Спустя несколько месяцев там я узнал – наша 53-я отдельная стрелковая бригада в полном составе попала в окружение под Мясным Бором, как и многие части 2-й Ударной армии (якобы их сдал генерал Власов). В живых остались единицы.
Потом повоевать пришлось в Польше осенью 1944 года, в составе 1-й армии Войска Польского. У небольшого городка Лукув получил второе ранение.
– Николай Сергеевич, как сложилась ваша судьба после войны?
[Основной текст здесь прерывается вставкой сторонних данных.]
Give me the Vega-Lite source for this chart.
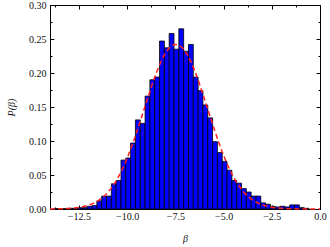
{
  "$schema": "https://vega.github.io/schema/vega-lite/v6.json",
  "width": 270,
  "height": 204,
  "autosize": {"type": "none"},
  "padding": {"left": 50, "top": 5, "right": 10, "bottom": 38},
  "background": "white",
  "config": {
    "view": {"stroke": "black", "strokeWidth": 1},
    "axis": {
      "grid": false,
      "domainColor": "black",
      "domainWidth": 1,
      "tickColor": "black",
      "tickWidth": 1,
      "labelFont": "Liberation Serif",
      "labelFontSize": 10,
      "labelColor": "#111111",
      "titleFont": "Liberation Serif",
      "titleFontStyle": "italic",
      "titleFontWeight": "normal",
      "titleFontSize": 10,
      "titleColor": "#111111"
    }
  },
  "layer": [
    {
      "data": {"values": [
        {"lo": -13.82, "hi": -13.57, "p": 0.0005},
        {"lo": -13.57, "hi": -13.32, "p": 0.0},
        {"lo": -13.32, "hi": -13.07, "p": 0.0005},
        {"lo": -13.07, "hi": -12.82, "p": 0.001},
        {"lo": -12.82, "hi": -12.57, "p": 0.001},
        {"lo": -12.57, "hi": -12.32, "p": 0.002},
        {"lo": -12.32, "hi": -12.07, "p": 0.002},
        {"lo": -12.07, "hi": -11.82, "p": 0.004},
        {"lo": -11.82, "hi": -11.57, "p": 0.005},
        {"lo": -11.57, "hi": -11.32, "p": 0.012},
        {"lo": -11.32, "hi": -11.07, "p": 0.019},
        {"lo": -11.07, "hi": -10.82, "p": 0.019},
        {"lo": -10.82, "hi": -10.57, "p": 0.037},
        {"lo": -10.57, "hi": -10.32, "p": 0.042},
        {"lo": -10.32, "hi": -10.07, "p": 0.072},
        {"lo": -10.07, "hi": -9.82, "p": 0.075},
        {"lo": -9.82, "hi": -9.57, "p": 0.097},
        {"lo": -9.57, "hi": -9.32, "p": 0.131},
        {"lo": -9.32, "hi": -9.07, "p": 0.126},
        {"lo": -9.07, "hi": -8.82, "p": 0.166},
        {"lo": -8.82, "hi": -8.57, "p": 0.19},
        {"lo": -8.57, "hi": -8.32, "p": 0.194},
        {"lo": -8.32, "hi": -8.07, "p": 0.247},
        {"lo": -8.07, "hi": -7.82, "p": 0.237},
        {"lo": -7.82, "hi": -7.57, "p": 0.258},
        {"lo": -7.57, "hi": -7.32, "p": 0.235},
        {"lo": -7.32, "hi": -7.07, "p": 0.265},
        {"lo": -7.07, "hi": -6.82, "p": 0.232},
        {"lo": -6.82, "hi": -6.57, "p": 0.242},
        {"lo": -6.57, "hi": -6.32, "p": 0.194},
        {"lo": -6.32, "hi": -6.07, "p": 0.174},
        {"lo": -6.07, "hi": -5.82, "p": 0.153},
        {"lo": -5.82, "hi": -5.57, "p": 0.134},
        {"lo": -5.57, "hi": -5.32, "p": 0.099},
        {"lo": -5.32, "hi": -5.07, "p": 0.083},
        {"lo": -5.07, "hi": -4.82, "p": 0.07},
        {"lo": -4.82, "hi": -4.57, "p": 0.057},
        {"lo": -4.57, "hi": -4.32, "p": 0.042},
        {"lo": -4.32, "hi": -4.07, "p": 0.038},
        {"lo": -4.07, "hi": -3.82, "p": 0.03},
        {"lo": -3.82, "hi": -3.57, "p": 0.025},
        {"lo": -3.57, "hi": -3.32, "p": 0.019},
        {"lo": -3.32, "hi": -3.07, "p": 0.019},
        {"lo": -3.07, "hi": -2.82, "p": 0.009},
        {"lo": -2.82, "hi": -2.57, "p": 0.007},
        {"lo": -2.57, "hi": -2.32, "p": 0.004},
        {"lo": -2.32, "hi": -2.07, "p": 0.003},
        {"lo": -2.07, "hi": -1.82, "p": 0.004},
        {"lo": -1.82, "hi": -1.57, "p": 0.003},
        {"lo": -1.57, "hi": -1.32, "p": 0.006},
        {"lo": -1.32, "hi": -1.07, "p": 0.006},
        {"lo": -1.07, "hi": -0.82, "p": 0.002},
        {"lo": -0.82, "hi": -0.57, "p": 0.001}
      ]},
      "mark": {"type": "bar", "fill": "#0000ff", "stroke": "#000000", "strokeWidth": 0.8},
      "encoding": {
        "x": {
          "field": "lo", "type": "quantitative",
          "scale": {"domain": [-14, 0], "nice": false, "zero": false},
          "axis": {
            "orient": "bottom",
            "title": "β",
            "values": [-13.75, -12.5, -11.25, -10, -8.75, -7.5, -6.25, -5, -3.75, -2.5, -1.25, 0],
            "labelExpr": "abs(datum.value/2.5 - round(datum.value/2.5)) < 0.001 ? format(datum.value, '.1f') : ''",
            "tickSize": {"condition": {"test": "abs(datum.value/2.5 - round(datum.value/2.5)) < 0.001", "value": -4}, "value": -2},
            "labelFlush": false,
            "labelPadding": 6,
            "titlePadding": 12
          }
        },
        "x2": {"field": "hi"},
        "y": {
          "field": "p", "type": "quantitative",
          "scale": {"domain": [0, 0.3], "nice": false},
          "axis": {
            "orient": "left",
            "title": "P(β)",
            "values": [0, 0.025, 0.05, 0.075, 0.1, 0.125, 0.15, 0.175, 0.2, 0.225, 0.25, 0.275, 0.3],
            "labelExpr": "abs(datum.value*20 - round(datum.value*20)) < 0.001 ? format(datum.value, '.2f') : ''",
            "tickSize": {"condition": {"test": "abs(datum.value*20 - round(datum.value*20)) < 0.001", "value": -4}, "value": -2},
            "labelPadding": 8,
            "titlePadding": 12
          }
        },
        "y2": {"datum": 0}
      }
    },
    {
      "data": {"values": [
        {"beta": -14, "fit": 0.0001},
        {"beta": -13.5, "fit": 0.0003},
        {"beta": -13, "fit": 0.0009},
        {"beta": -12.5, "fit": 0.0023},
        {"beta": -12, "fit": 0.0056},
        {"beta": -11.5, "fit": 0.0123},
        {"beta": -11, "fit": 0.0245},
        {"beta": -10.5, "fit": 0.0448},
        {"beta": -10, "fit": 0.0747},
        {"beta": -9.5, "fit": 0.1135},
        {"beta": -9, "fit": 0.1574},
        {"beta": -8.5, "fit": 0.1992},
        {"beta": -8, "fit": 0.2298},
        {"beta": -7.5, "fit": 0.242},
        {"beta": -7, "fit": 0.2324},
        {"beta": -6.5, "fit": 0.2036},
        {"beta": -6, "fit": 0.1627},
        {"beta": -5.5, "fit": 0.1187},
        {"beta": -5, "fit": 0.0789},
        {"beta": -4.5, "fit": 0.0479},
        {"beta": -4, "fit": 0.0265},
        {"beta": -3.5, "fit": 0.0134},
        {"beta": -3, "fit": 0.0062},
        {"beta": -2.5, "fit": 0.0026},
        {"beta": -2, "fit": 0.001},
        {"beta": -1.5, "fit": 0.0003},
        {"beta": -1, "fit": 0.0001},
        {"beta": -0.5, "fit": 0.0},
        {"beta": 0, "fit": 0.0}
      ]},
      "mark": {"type": "line", "color": "#ff2020", "strokeDash": [5, 3], "strokeWidth": 1.5, "interpolate": "monotone"},
      "encoding": {
        "x": {
          "field": "beta", "type": "quantitative",
          "axis": {
            "orient": "top",
            "title": null,
            "labels": false,
            "values": [-13.75, -12.5, -11.25, -10, -8.75, -7.5, -6.25, -5, -3.75, -2.5, -1.25, 0],
            "tickSize": {"condition": {"test": "abs(datum.value/2.5 - round(datum.value/2.5)) < 0.001", "value": -4}, "value": -2}
          }
        },
        "y": {
          "field": "fit", "type": "quantitative",
          "axis": {
            "orient": "right",
            "title": null,
            "labels": false,
            "values": [0, 0.025, 0.05, 0.075, 0.1, 0.125, 0.15, 0.175, 0.2, 0.225, 0.25, 0.275, 0.3],
            "tickSize": {"condition": {"test": "abs(datum.value*20 - round(datum.value*20)) < 0.001", "value": -4}, "value": -2}
          }
        }
      }
    }
  ],
  "resolve": {"axis": {"x": "independent", "y": "independent"}}
}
– После демобилизации в 1947 году, окончил Ленинградский горный институт и посвятил всю свою жизнь геологии. Уверен, что я счастливый человек. Я остался жив на войне и прожил уже 89 лет. У меня две дочери, два внука и внучка. Подрастают правнуки, а недавно родилась и правнучка.
Трудно словами передать, что довелось испытать Николаю Лебедеву в те годы. Земля, где шло сражение за Ленинград (территория современных Ленинградской, Новгородской и Псковской областей), была выжженной пустыней. Даже воздух, казалось, раскалялся докрасна от бесконечных смертоносных взрывов и гари.
Солдаты и офицеры обливались потом и кровью, утопали в снегах у реки Волхов, теряли силы и товарищей, но двигались вперёд. Вперёд – к Дню Победы.